Which lines below hold the word "chart"? Copy all of them.
# Information provided start
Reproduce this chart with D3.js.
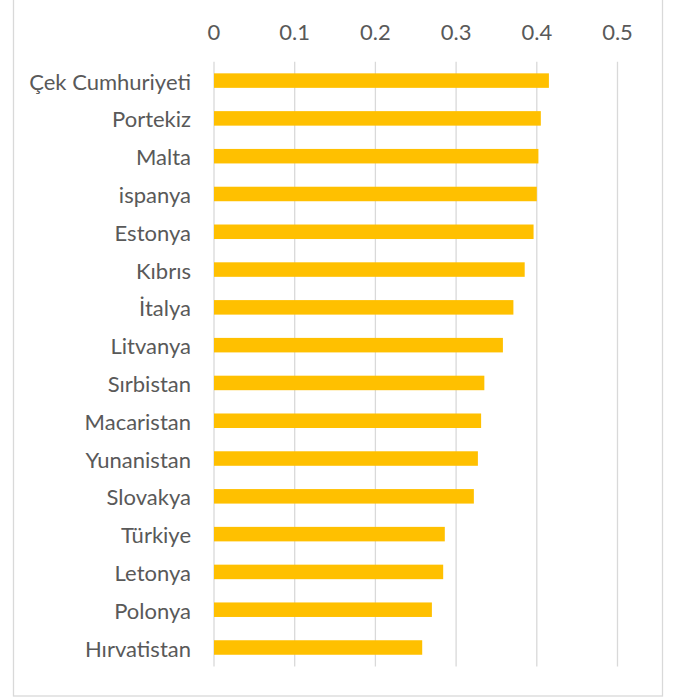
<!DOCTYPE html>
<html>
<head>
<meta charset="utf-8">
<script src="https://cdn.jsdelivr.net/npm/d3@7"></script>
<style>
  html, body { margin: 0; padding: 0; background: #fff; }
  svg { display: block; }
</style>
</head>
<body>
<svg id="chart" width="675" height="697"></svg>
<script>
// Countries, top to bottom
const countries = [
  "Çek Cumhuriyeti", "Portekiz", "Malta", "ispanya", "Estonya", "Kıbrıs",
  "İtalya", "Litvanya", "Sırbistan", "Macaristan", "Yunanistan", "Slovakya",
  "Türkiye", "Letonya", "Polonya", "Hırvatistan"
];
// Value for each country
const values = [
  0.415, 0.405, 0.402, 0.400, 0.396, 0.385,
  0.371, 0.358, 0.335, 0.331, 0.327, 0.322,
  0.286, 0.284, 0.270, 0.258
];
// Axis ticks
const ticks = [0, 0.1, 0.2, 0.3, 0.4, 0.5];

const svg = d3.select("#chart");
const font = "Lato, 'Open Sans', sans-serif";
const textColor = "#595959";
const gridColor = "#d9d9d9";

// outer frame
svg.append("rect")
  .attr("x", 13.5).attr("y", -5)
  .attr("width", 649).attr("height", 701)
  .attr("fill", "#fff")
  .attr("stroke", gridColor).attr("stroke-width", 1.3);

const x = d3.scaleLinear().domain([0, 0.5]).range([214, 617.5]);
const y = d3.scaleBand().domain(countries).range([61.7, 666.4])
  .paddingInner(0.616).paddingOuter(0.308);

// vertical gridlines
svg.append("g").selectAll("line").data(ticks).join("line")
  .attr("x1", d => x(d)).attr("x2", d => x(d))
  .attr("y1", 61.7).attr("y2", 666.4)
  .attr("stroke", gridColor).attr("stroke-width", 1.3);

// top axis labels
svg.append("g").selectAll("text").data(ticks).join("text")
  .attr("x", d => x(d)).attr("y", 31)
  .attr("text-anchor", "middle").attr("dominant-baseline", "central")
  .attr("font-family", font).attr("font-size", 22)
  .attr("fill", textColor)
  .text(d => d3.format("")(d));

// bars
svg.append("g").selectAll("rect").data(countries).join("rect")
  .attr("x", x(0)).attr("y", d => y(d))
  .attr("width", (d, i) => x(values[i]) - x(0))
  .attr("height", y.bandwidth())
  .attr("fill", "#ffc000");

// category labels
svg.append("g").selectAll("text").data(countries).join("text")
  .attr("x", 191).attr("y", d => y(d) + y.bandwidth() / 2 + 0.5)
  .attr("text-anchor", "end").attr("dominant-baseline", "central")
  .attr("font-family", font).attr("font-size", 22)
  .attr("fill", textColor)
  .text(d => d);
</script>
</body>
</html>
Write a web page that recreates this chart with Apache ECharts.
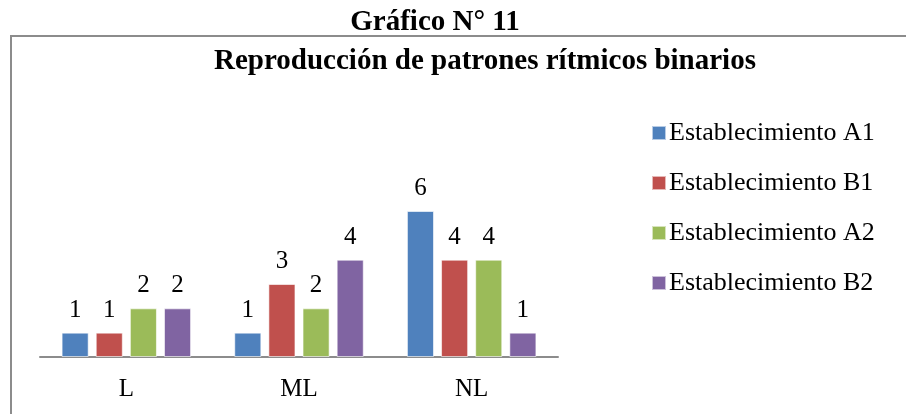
# Information provided end
_The answer_
Reproduce this chart with D3.js.
<svg id="chart" width="675" height="697"></svg>
const svg = d3.select("#chart");
Write a web page that recreates this chart with Apache ECharts.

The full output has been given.